[start of LISTING]
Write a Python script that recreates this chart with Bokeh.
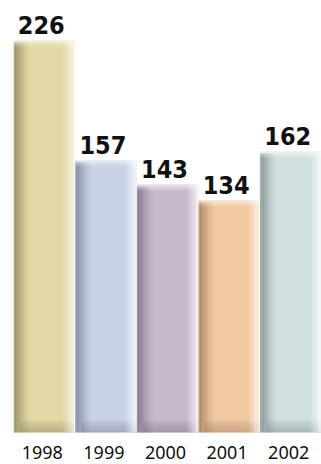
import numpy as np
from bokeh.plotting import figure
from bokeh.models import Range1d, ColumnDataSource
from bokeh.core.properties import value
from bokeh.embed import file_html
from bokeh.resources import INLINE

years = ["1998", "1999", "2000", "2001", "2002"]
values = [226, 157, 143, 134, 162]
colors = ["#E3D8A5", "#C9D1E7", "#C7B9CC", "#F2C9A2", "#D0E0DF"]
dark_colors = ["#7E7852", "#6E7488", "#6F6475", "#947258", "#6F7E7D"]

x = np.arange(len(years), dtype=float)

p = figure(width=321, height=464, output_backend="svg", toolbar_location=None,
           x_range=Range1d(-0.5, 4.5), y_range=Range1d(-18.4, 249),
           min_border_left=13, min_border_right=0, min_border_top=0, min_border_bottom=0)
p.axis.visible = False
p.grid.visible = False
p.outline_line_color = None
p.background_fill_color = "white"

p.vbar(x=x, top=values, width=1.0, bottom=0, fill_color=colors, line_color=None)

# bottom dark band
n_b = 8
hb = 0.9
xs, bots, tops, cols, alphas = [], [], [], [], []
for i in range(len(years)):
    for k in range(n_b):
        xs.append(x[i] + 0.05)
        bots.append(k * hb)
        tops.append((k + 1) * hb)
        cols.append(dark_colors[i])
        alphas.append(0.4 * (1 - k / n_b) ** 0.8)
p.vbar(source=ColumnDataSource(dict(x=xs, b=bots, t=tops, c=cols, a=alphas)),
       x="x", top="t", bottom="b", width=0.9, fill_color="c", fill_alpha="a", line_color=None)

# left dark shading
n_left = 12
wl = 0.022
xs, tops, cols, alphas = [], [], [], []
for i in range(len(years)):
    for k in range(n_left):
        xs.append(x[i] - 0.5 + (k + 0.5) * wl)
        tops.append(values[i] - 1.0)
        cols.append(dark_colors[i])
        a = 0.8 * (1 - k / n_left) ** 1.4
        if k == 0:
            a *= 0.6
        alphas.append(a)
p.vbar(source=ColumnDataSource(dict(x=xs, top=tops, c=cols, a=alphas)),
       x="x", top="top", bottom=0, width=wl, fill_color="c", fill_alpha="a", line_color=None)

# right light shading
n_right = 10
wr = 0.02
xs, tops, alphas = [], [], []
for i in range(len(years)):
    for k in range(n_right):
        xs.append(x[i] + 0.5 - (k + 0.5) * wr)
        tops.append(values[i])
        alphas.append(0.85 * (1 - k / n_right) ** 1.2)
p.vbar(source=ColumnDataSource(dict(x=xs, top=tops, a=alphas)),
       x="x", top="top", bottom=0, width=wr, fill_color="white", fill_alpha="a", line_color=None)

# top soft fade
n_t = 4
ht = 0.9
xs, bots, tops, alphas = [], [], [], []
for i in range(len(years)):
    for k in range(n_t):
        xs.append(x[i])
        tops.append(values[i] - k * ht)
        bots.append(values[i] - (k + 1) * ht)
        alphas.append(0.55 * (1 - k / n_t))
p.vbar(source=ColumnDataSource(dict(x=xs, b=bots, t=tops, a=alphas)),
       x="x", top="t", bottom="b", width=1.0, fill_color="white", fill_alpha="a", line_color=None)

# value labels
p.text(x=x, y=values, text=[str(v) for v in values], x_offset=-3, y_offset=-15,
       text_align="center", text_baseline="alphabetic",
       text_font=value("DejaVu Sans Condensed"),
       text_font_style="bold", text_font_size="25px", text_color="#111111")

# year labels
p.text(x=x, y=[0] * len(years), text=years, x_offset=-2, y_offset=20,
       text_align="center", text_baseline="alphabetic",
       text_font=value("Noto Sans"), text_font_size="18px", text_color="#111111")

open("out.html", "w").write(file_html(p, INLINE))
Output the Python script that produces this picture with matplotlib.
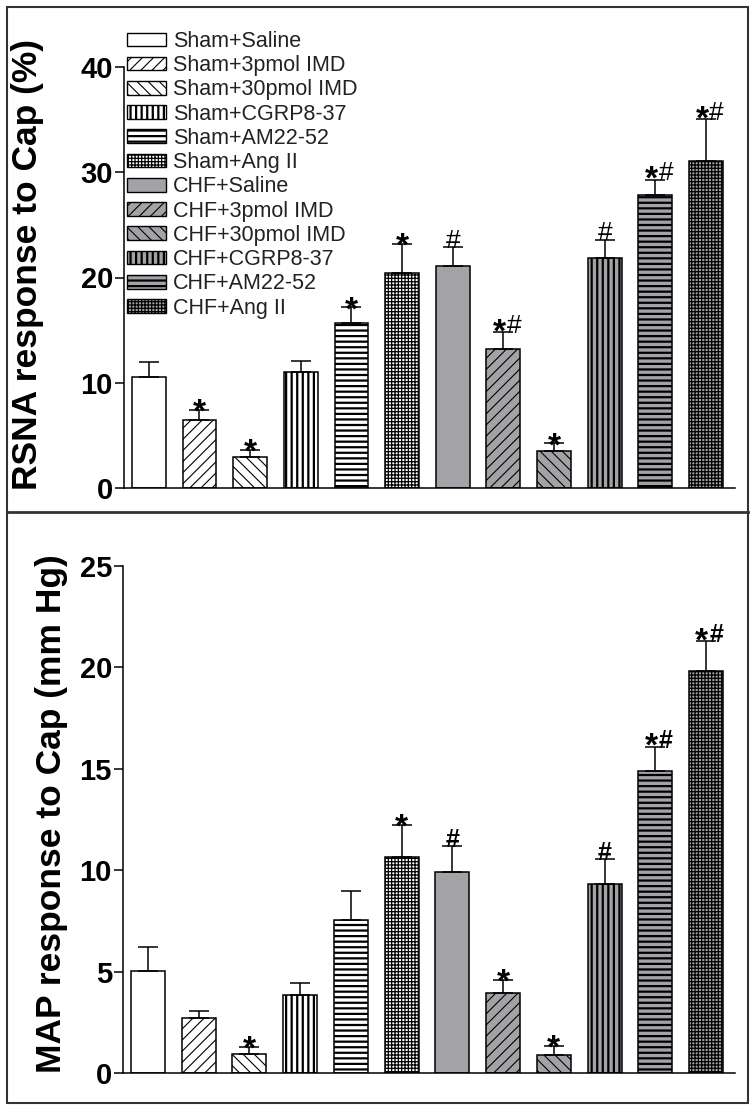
[end of LISTING]
[PROBLEM TO SOLVE]
Go through the listing above and quote it exactly, apart from its images.

[OUTPUT OF THE TASK]
Write a Python script that recreates this chart with Bokeh.
import numpy as np
from bokeh.plotting import figure
from bokeh.models import Range1d, ColumnDataSource
from bokeh.core.properties import value
from bokeh.embed import file_html
from bokeh.resources import INLINE

years = ["1998", "1999", "2000", "2001", "2002"]
values = [226, 157, 143, 134, 162]
colors = ["#E3D8A5", "#C9D1E7", "#C7B9CC", "#F2C9A2", "#D0E0DF"]
dark_colors = ["#7E7852", "#6E7488", "#6F6475", "#947258", "#6F7E7D"]

x = np.arange(len(years), dtype=float)

p = figure(width=321, height=464, output_backend="svg", toolbar_location=None,
           x_range=Range1d(-0.5, 4.5), y_range=Range1d(-18.4, 249),
           min_border_left=13, min_border_right=0, min_border_top=0, min_border_bottom=0)
p.axis.visible = False
p.grid.visible = False
p.outline_line_color = None
p.background_fill_color = "white"

p.vbar(x=x, top=values, width=1.0, bottom=0, fill_color=colors, line_color=None)

# bottom dark band
n_b = 8
hb = 0.9
xs, bots, tops, cols, alphas = [], [], [], [], []
for i in range(len(years)):
    for k in range(n_b):
        xs.append(x[i] + 0.05)
        bots.append(k * hb)
        tops.append((k + 1) * hb)
        cols.append(dark_colors[i])
        alphas.append(0.4 * (1 - k / n_b) ** 0.8)
p.vbar(source=ColumnDataSource(dict(x=xs, b=bots, t=tops, c=cols, a=alphas)),
       x="x", top="t", bottom="b", width=0.9, fill_color="c", fill_alpha="a", line_color=None)

# left dark shading
n_left = 12
wl = 0.022
xs, tops, cols, alphas = [], [], [], []
for i in range(len(years)):
    for k in range(n_left):
        xs.append(x[i] - 0.5 + (k + 0.5) * wl)
        tops.append(values[i] - 1.0)
        cols.append(dark_colors[i])
        a = 0.8 * (1 - k / n_left) ** 1.4
        if k == 0:
            a *= 0.6
        alphas.append(a)
p.vbar(source=ColumnDataSource(dict(x=xs, top=tops, c=cols, a=alphas)),
       x="x", top="top", bottom=0, width=wl, fill_color="c", fill_alpha="a", line_color=None)

# right light shading
n_right = 10
wr = 0.02
xs, tops, alphas = [], [], []
for i in range(len(years)):
    for k in range(n_right):
        xs.append(x[i] + 0.5 - (k + 0.5) * wr)
        tops.append(values[i])
        alphas.append(0.85 * (1 - k / n_right) ** 1.2)
p.vbar(source=ColumnDataSource(dict(x=xs, top=tops, a=alphas)),
       x="x", top="top", bottom=0, width=wr, fill_color="white", fill_alpha="a", line_color=None)

# top soft fade
n_t = 4
ht = 0.9
xs, bots, tops, alphas = [], [], [], []
for i in range(len(years)):
    for k in range(n_t):
        xs.append(x[i])
        tops.append(values[i] - k * ht)
        bots.append(values[i] - (k + 1) * ht)
        alphas.append(0.55 * (1 - k / n_t))
p.vbar(source=ColumnDataSource(dict(x=xs, b=bots, t=tops, a=alphas)),
       x="x", top="t", bottom="b", width=1.0, fill_color="white", fill_alpha="a", line_color=None)

# value labels
p.text(x=x, y=values, text=[str(v) for v in values], x_offset=-3, y_offset=-15,
       text_align="center", text_baseline="alphabetic",
       text_font=value("DejaVu Sans Condensed"),
       text_font_style="bold", text_font_size="25px", text_color="#111111")

# year labels
p.text(x=x, y=[0] * len(years), text=years, x_offset=-2, y_offset=20,
       text_align="center", text_baseline="alphabetic",
       text_font=value("Noto Sans"), text_font_size="18px", text_color="#111111")

open("out.html", "w").write(file_html(p, INLINE))
Output the Python script that produces this picture with matplotlib.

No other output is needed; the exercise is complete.